In the coke dealer’s mirror’s past, someone set it to play music. Loudly. When they left it behind, it continued to play music. Loudly. Without a schedule. One of these songs was “C’est La Vie” by B*Witched.
I didn’t want to remember “C’est La Vie” by B*Witched. It has a tin whistle solo. I like tin whistle solos - The Pouges, et al. - but I didn’t want to be reminded of the structural details of “C’est La Vie” by B*Witched. I didn’t want to have to Spotify it to ensure I’m remembering the tin whistle solo correctly. It verges on parody to the point of anti-Irish sentiment. It’s the sound British government would use to advertise bringing Ireland into the UK.
I’m not even 100% sure it is a tin whistle. In any case, the only way the coke dealer’s mirror stops playing music - again, the buttons don’t work - is to turn it off at the fuse box, except it doesn’t run off any single line. It will still play music if I turn the fuse off for the bathroom. This means I have to flick the main switch, turning off the power to the entire flat.
Realistically, this happened five, maybe six, times in seven months. I began that sentence thinking it wouldn’t sound like a lot but it does, in fairness. I told myself it was a minor thing to happen when I have a roof over my head. It not being the worse thing that could happen doesn’t mean I should have put up with it.
This is obliquely linked to “C’est La Vie”, released when I was 12 or 13 when I felt so perpetually alone. It was the type of loneliness that raises the threshold on what a person can handle. This is where B*Witched’s late-capitalist facsimile of friendship and cultural identity takes me. It even triggered memories of my hardline Christian upbringing. Religious folk contorting their faces into smiles as if they heard about joy in passing, once, and thought it would be a nice idea.
This is all to say: I’ve put the coke dealer’s mirror as joint-first reason, alongside the rise in rent, for why I’ve moved flat.

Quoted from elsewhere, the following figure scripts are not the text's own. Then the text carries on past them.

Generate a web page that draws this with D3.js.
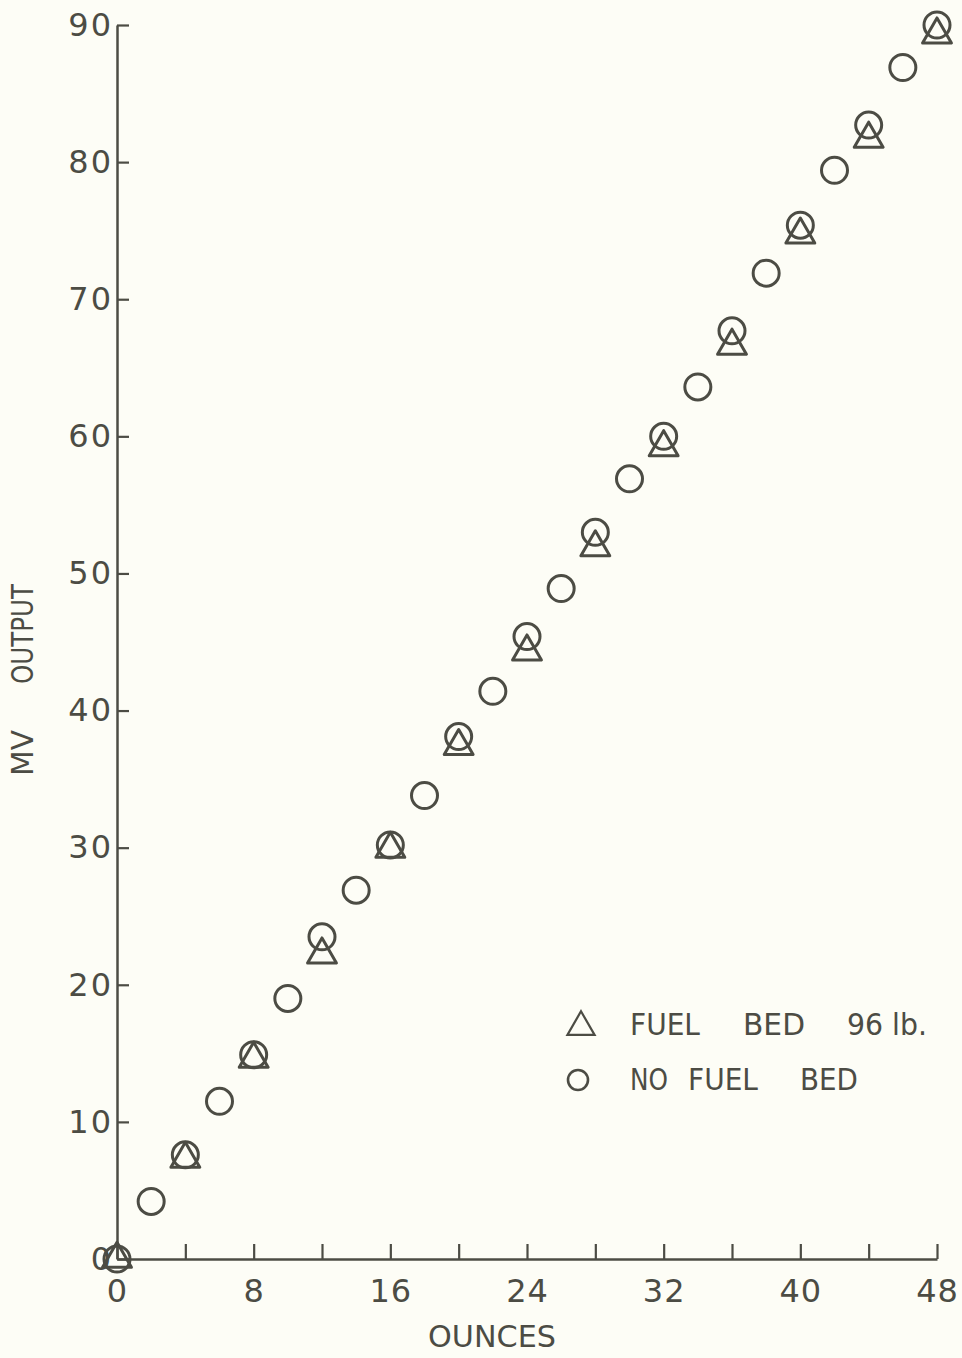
<!DOCTYPE html>
<html>
<head>
<meta charset="utf-8">
<script src="https://cdn.jsdelivr.net/npm/d3@7"></script>
<style>
  html, body { margin: 0; padding: 0; background: #fdfdf6; }
  svg { display: block; }
  text { font-family: "DejaVu Sans", sans-serif; fill: #4c4c44; }
</style>
</head>
<body>
<script>
// ---- data ----
const ouncesNoFuel = [0, 2, 4, 6, 8, 10, 12, 14, 16, 18, 20, 22, 24, 26, 28, 30, 32, 34, 36, 38, 40, 42, 44, 46, 48];
const mvNoFuel = [0, 4.2, 7.6, 11.5, 14.9, 19.0, 23.5, 26.9, 30.2, 33.8, 38.1, 41.4, 45.4, 48.9, 53.0, 56.9, 60.0, 63.6, 67.7, 71.9, 75.4, 79.4, 82.7, 86.9, 90.0];
const ouncesFuel = [0, 4, 8, 12, 16, 20, 24, 28, 32, 36, 40, 44, 48];
const mvFuel = [0, 7.3, 14.6, 22.2, 29.9, 37.4, 44.3, 51.9, 59.2, 66.6, 74.7, 81.7, 89.3];
const xTicks = [0, 4, 8, 12, 16, 20, 24, 28, 32, 36, 40, 44, 48];
const xTickLabels = ["0", "", "8", "", "16", "", "24", "", "32", "", "40", "", "48"];
const yTicks = [0, 10, 20, 30, 40, 50, 60, 70, 80, 90];
const yTickLabels = ["0", "10", "20", "30", "40", "50", "60", "70", "80", "90"];
const legendLabels = [["FUEL", "BED", "96 lb."], ["NO", "FUEL", "BED"]];
const xTitle = "OUNCES";
const yTitle = ["MV", "OUTPUT"];

// ---- layout ----
const W = 962, H = 1358;
const ink = "#4c4c44";
const svg = d3.select("body").append("svg").attr("width", W).attr("height", H);
svg.append("rect").attr("width", W).attr("height", H).attr("fill", "#fdfdf6");

const x = d3.scaleLinear().domain([0, 48]).range([117, 937]);
const y = d3.scaleLinear().domain([0, 90]).range([1259, 25]);

// x axis
const xAxis = d3.axisBottom(x)
  .tickValues(xTicks)
  .tickFormat((d, i) => xTickLabels[i])
  .tickSizeInner(-15).tickSizeOuter(0).tickPadding(20);
const gx = svg.append("g").attr("transform", `translate(0,${y(0)})`).call(xAxis);
gx.select(".domain").attr("stroke", ink).attr("stroke-width", 2.5);
gx.selectAll(".tick line").attr("stroke", ink).attr("stroke-width", 2.2);
gx.selectAll(".tick text").attr("font-size", 32).attr("fill", ink)
  .style("font-family", "DejaVu Sans, sans-serif").attr("letter-spacing", 1);

// y axis
const yAxis = d3.axisLeft(y)
  .tickValues(yTicks)
  .tickFormat((d, i) => yTickLabels[i])
  .tickSizeInner(-12).tickSizeOuter(0).tickPadding(4);
const gy = svg.append("g").attr("transform", `translate(${x(0)},0)`).call(yAxis);
gy.select(".domain").attr("stroke", ink).attr("stroke-width", 2.5);
gy.selectAll(".tick line").attr("stroke", ink).attr("stroke-width", 2.2);
gy.selectAll(".tick text").attr("font-size", 32).attr("fill", ink)
  .style("font-family", "DejaVu Sans, sans-serif").attr("letter-spacing", 2);

// axis titles
svg.append("text").attr("x", 492).attr("y", 1347).attr("text-anchor", "middle")
  .attr("font-size", 30).attr("textLength", 128).attr("lengthAdjust", "spacingAndGlyphs")
  .text(xTitle);
const yt = svg.append("g").attr("transform", "translate(33,0) rotate(-90)");
yt.append("text").attr("x", -776).attr("y", 0).attr("font-size", 30)
  .attr("textLength", 46).attr("lengthAdjust", "spacingAndGlyphs").text(yTitle[0]);
yt.append("text").attr("x", -684).attr("y", 0).attr("font-size", 30)
  .attr("textLength", 100).attr("lengthAdjust", "spacingAndGlyphs").text(yTitle[1]);

// data
const noFuel = ouncesNoFuel.map((o, i) => ({ o, v: mvNoFuel[i] }));
const fuel = ouncesFuel.map((o, i) => ({ o, v: mvFuel[i] }));

svg.append("g").selectAll("circle").data(noFuel).join("circle")
  .attr("cx", d => x(d.o)).attr("cy", d => y(d.v)).attr("r", 13)
  .attr("fill", "none").attr("stroke", ink).attr("stroke-width", 3);

const tri = d3.symbol().type(d3.symbolTriangle).size(361);
svg.append("g").selectAll("path").data(fuel).join("path")
  .attr("d", tri).attr("transform", d => `translate(${x(d.o)},${y(d.v)})`)
  .attr("fill", "none").attr("stroke", ink).attr("stroke-width", 3)
  .attr("stroke-linejoin", "round");

// legend
const lg = svg.append("g");
lg.append("path").attr("d", d3.symbol().type(d3.symbolTriangle).size(320)())
  .attr("transform", "translate(581,1027)")
  .attr("fill", "none").attr("stroke", ink).attr("stroke-width", 2.2);
lg.append("circle").attr("cx", 578).attr("cy", 1080).attr("r", 10)
  .attr("fill", "none").attr("stroke", ink).attr("stroke-width", 2.6);
const wordX = [[630, 743, 847], [630, 688, 800]];
const wordW = [[70, 62, 80], [38, 70, 58]];
const rowY = [1035, 1090];
legendLabels.forEach((row, r) => {
  row.forEach((w, k) => {
    lg.append("text").attr("x", wordX[r][k]).attr("y", rowY[r])
      .attr("font-size", 30).attr("fill", ink)
      .attr("textLength", wordW[r][k]).attr("lengthAdjust", "spacingAndGlyphs").text(w);
  });
});
</script>
</body>
</html>
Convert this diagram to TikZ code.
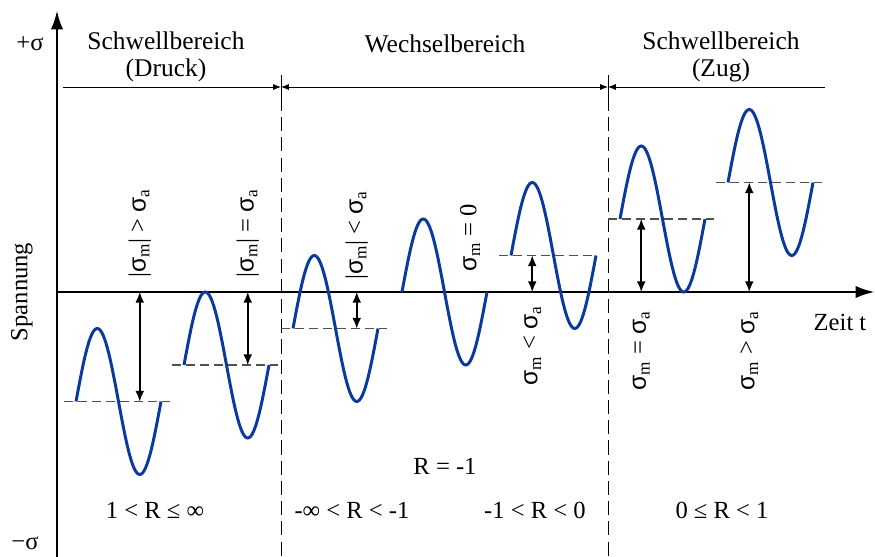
\documentclass[tikz,border=0pt]{standalone}
\usepackage{fontspec}
\setmainfont{Liberation Serif}
\newfontfamily\sigsans{Liberation Sans}
\usetikzlibrary{arrows.meta,positioning}
\definecolor{waveblue}{HTML}{0A3A9A}
\definecolor{meangray}{HTML}{505050}
\newcommand{\sg}{{\sigsans σ}}
\newcommand{\sgm}{\sg\textsubscript{m}}
\newcommand{\sga}{\sg\textsubscript{a}}
\tikzset{
  axisline/.style={line width=1.7pt, -{Latex[length=11pt,width=7pt]}},
  sectline/.style={line width=0.45pt, dash pattern=on 8pt off 3.5pt},
  dimline/.style={line width=0.5pt},
  dimtip/.tip={Latex[length=4.5pt,width=3.5pt]},
  wavepath/.style={draw=waveblue, line width=1.7pt},
  meanline/.style={draw=meangray, line width=0.6pt, dash pattern=on 5pt off 3pt},
  amparrow/.style={{Latex[length=6pt,width=5pt]}-{Latex[length=6pt,width=5pt]},
    line width=0.9pt},
  caselabel/.style={font=\fontsize{14}{16}\selectfont, rotate=90, inner sep=1pt},
  headlabel/.style={font=\fontsize{14.5}{15}\selectfont, align=center},
  rlabel/.style={font=\fontsize{14}{16}\selectfont},
}
\begin{document}
\begin{tikzpicture}[x=0.02cm, y=0.02cm]
  \useasboundingbox (-57,-265) rectangle (818,292);
  % axes
  \coordinate (o) at (0,0);
  \coordinate (ytop) at (0,282);
  \coordinate (ybot) at (0,-265);
  \coordinate (xend) at (818,0);
  \draw[axisline] (ybot) -- (ytop);
  \draw[axisline] (o) -- (xend);
  \node[rlabel] (plus) at (-27,248) {+σ};
  \node[rlabel] (minus) at (-32,-251) {−σ};
  \node[rlabel, rotate=90] (spannung) at (-35,0) {Spannung};
  \node[rlabel] (zeit) at (783,-30) {Zeit t};
  % region borders
  \foreach \b/\x in {b1/224, b2/551} {
    \coordinate (\b-top) at (\x,217);
    \coordinate (\b-mid) at (\x,195);
    \coordinate (\b-bot) at (\x,-265);
    \draw[dimline] (\b-top) -- (\b-mid);
    \draw[sectline] (\b-mid) -- (\b-bot);
  }
  \coordinate (d0) at (6,205);
  \coordinate (d1) at (224,205);
  \coordinate (d2) at (551,205);
  \coordinate (d3) at (768,205);
  \draw[dimline, -dimtip] (d0) -- (d1);
  \draw[dimline, dimtip-dimtip] (d1) -- (d2);
  \draw[dimline, dimtip-] (d2) -- (d3);
  \node[headlabel] (druck) at (109,235) {Schwellbereich\\(Druck)};
  \node[headlabel] (wechsel) at (388,248) {Wechselbereich};
  \node[headlabel] (zug) at (664,235) {Schwellbereich\\(Zug)};
  % waves
  \foreach \s/\m in {19/-109.5, 127/-73, 236/-36.5, 345/0, 454/36.5, 563/73, 671/109.5}
    \draw[wavepath] plot[domain=0:85, samples=61, variable=\t]
      ({\s+\t}, {\m+73*sin(\t/85*360)});
  % mean lines and amplitudes
  \foreach \i/\s/\m/\p/\e in {1/19/-109.5/63.75/94, 2/127/-73/63.75/94,
      3/236/-36.5/63.75/94, 5/454/36.5/21.25/85, 6/563/73/21.25/94,
      7/671/109.5/21.25/94} {
    \coordinate (m\i-l) at ({\s-12},\m);
    \coordinate (m\i-r) at ({\s+\e},\m);
    \coordinate (m\i) at ({\s+\p},\m);
    \coordinate (z\i) at ({\s+\p},0);
    \draw[meanline] (m\i-l) -- (m\i-r);
    \draw[amparrow] (z\i) -- (m\i);
  }
  % case labels
  \node[caselabel, anchor=west] (c1) at (82.75,12) {|\sgm| > \sga};
  \node[caselabel, anchor=west] (c2) at (190.75,12) {|\sgm| = \sga};
  \node[caselabel, anchor=west] (c3) at (299.75,10) {|\sgm| < \sga};
  \node[caselabel, anchor=west] (c4) at (413,18) {\sgm\ = 0};
  \node[caselabel, anchor=east] (c5) at (475.25,-12) {\sgm\ < \sga};
  \node[caselabel, anchor=east] (c6) at (584.25,-17) {\sgm\ = \sga};
  \node[caselabel, anchor=east] (c7) at (692.25,-17) {\sgm\ > \sga};
  % R ranges
  \node[rlabel] (r0) at (388,-174) {R = -1};
  \node[rlabel] (r1) at (98,-218) {1 < R ≤ ∞};
  \node[rlabel] (r2) at (295,-218) {-∞ < R < -1};
  \node[rlabel] (r3) at (478,-218) {-1 < R < 0};
  \node[rlabel] (r4) at (665,-218) {0 ≤ R < 1};
\end{tikzpicture}
\end{document}
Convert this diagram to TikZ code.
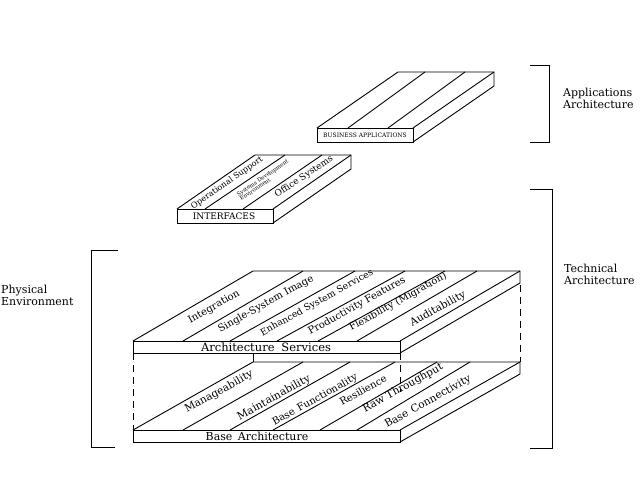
\documentclass[tikz,border=0pt]{standalone}
\usepackage{fontspec}
\setmainfont{DejaVu Serif}
\usetikzlibrary{positioning}

\tikzset{
  slabline/.style={line width=0.9pt},
  hidden/.style={line width=0.8pt, dash pattern=on 7pt off 5pt},
  boxlabel/.style={font=\fontsize{#1}{#1}\selectfont, inner sep=0pt},
  striplabel/.style={font=\fontsize{#1}{#1}\selectfont, rotate=29, inner sep=0pt},
  striplabel/.default=10,
  sidelabel/.style={font=\fontsize{11}{12}\selectfont, align=left, anchor=west, inner sep=0pt}
}

% front-left top corner (#1,#2), width #3, depth (#4,#5), thickness #6
\newcommand{\slab}[6]{%
  \draw[slabline] (#1,#2) rectangle (#1+#3,#2+#6);
  \draw[slabline] (#1,#2) -- ++(#4,#5) -- ++(#3,0) -- ++(0,#6) -- (#1+#3,#2+#6);
  \draw[slabline] (#1+#3,#2) -- ++(#4,#5);
}

\begin{document}
\begin{tikzpicture}[x=1pt,y=-1pt]
  \useasboundingbox (0,0) rectangle (640,480);

  \slab{317}{128}{96}{81}{-56}{14}
  \foreach \b/\t in {348/425, 388/465}
    \draw[slabline] (\b,128) -- (\t,72);
  \node[boxlabel=6] (busapp) at (365,135.5) {BUSINESS APPLICATIONS};

  \slab{177}{209}{96}{78}{-54}{14}
  \foreach \b/\t in {205/285, 243/322}
    \draw[slabline] (\b,209) -- (\t,155);
  \node[boxlabel=9] (interf) at (224,216.5) {INTERFACES};
  \node[striplabel=8.2, rotate=6] (opsup) at (227,183) {Operational Support};
  \node[striplabel=5.4, rotate=5, align=left] (sysdev) at (264,180)
    {Systems Development\\Environment};
  \node[striplabel=9, rotate=5] (office) at (304,177) {Office Systems};

  \slab{133}{341}{267}{120}{-70}{12}
  \foreach \b/\t in {183/303, 230/355, 277/405, 318/445, 357/477}
    \draw[slabline] (\b,341) -- (\t,271);
  \node[boxlabel=11.5] (archserv) at (266,347) {Architecture\hspace{0.6em}Services};
  \node[striplabel] (integ) at (214,307) {Integration};
  \node[striplabel] (single) at (266,304) {Single-System Image};
  \node[striplabel=9.3] (enhanced) at (317,303) {Enhanced System Services};
  \node[striplabel=10] (product) at (357,306) {Productivity Features};
  \node[striplabel=9.8] (flex) at (398,302) {Flexibility (Migration)};
  \node[striplabel=10.5] (audit) at (438,309) {Auditability};

  \draw[hidden] (133,353) -- (133,430);
  \draw[hidden] (400,353) -- (400,392);
  \draw[hidden] (520,285) -- (520,362);
  \draw[slabline] (253,353) -- (253,362);

  \slab{133}{430}{267}{120}{-68}{12}
  \foreach \b/\t in {183/303, 230/350, 273/395, 320/437, 357/470}
    \draw[slabline] (\b,430) -- (\t,362);
  \node[boxlabel=11] (basearch) at (257,436) {Base\hspace{0.5em}Architecture};
  \node[striplabel=10.5] (manage) at (219,392) {Manageability};
  \node[striplabel=10.6] (maint) at (274,398) {Maintainability};
  \node[striplabel=10] (basefun) at (315,400) {Base\hspace{0.4em}Functionality};
  \node[striplabel=10] (resil) at (363,390) {Resilience};
  \node[striplabel=10.5] (rawthru) at (403,388) {Raw Throughput};
  \node[striplabel=10.5] (basecon) at (428,402) {Base\hspace{0.4em}Connectivity};

  \draw[slabline] (530,65) -- (549,65) -- (549,142) -- (530,142);
  \node[sidelabel] (apparch) at (563,98) {Applications\\Architecture};

  \draw[slabline] (530,189) -- (552,189) -- (552,448) -- (530,448);
  \node[sidelabel] (techarch) at (564,274) {Technical\\Architecture};

  \draw[slabline] (118,250) -- (91,250) -- (91,447) -- (115,447);
  \node[sidelabel] (physenv) at (1,295) {Physical\\Environment};
\end{tikzpicture}
\end{document}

On the plus side, I’m now in Mount Florida and closer to people I know. This has been a little too successful, as I’ve ended up five minutes away from someone I briefly dated. (I have let her know, and she’s fine with it on account of her not being an arsehole.) I have a big old park to walk around and local shops. All things that make my head happy. Perhaps even healed.
I’m sure a Creative Writing MFA student could tie these themes of sincere community and capitalist alienation together in a cute final paragraph, but that’s not me. Just, whoever you are, go outside and buy bread and be kind to animals and children and homeless people. Experience touching and being touched. Have sex. And listen to whatever music you want. I don’t care.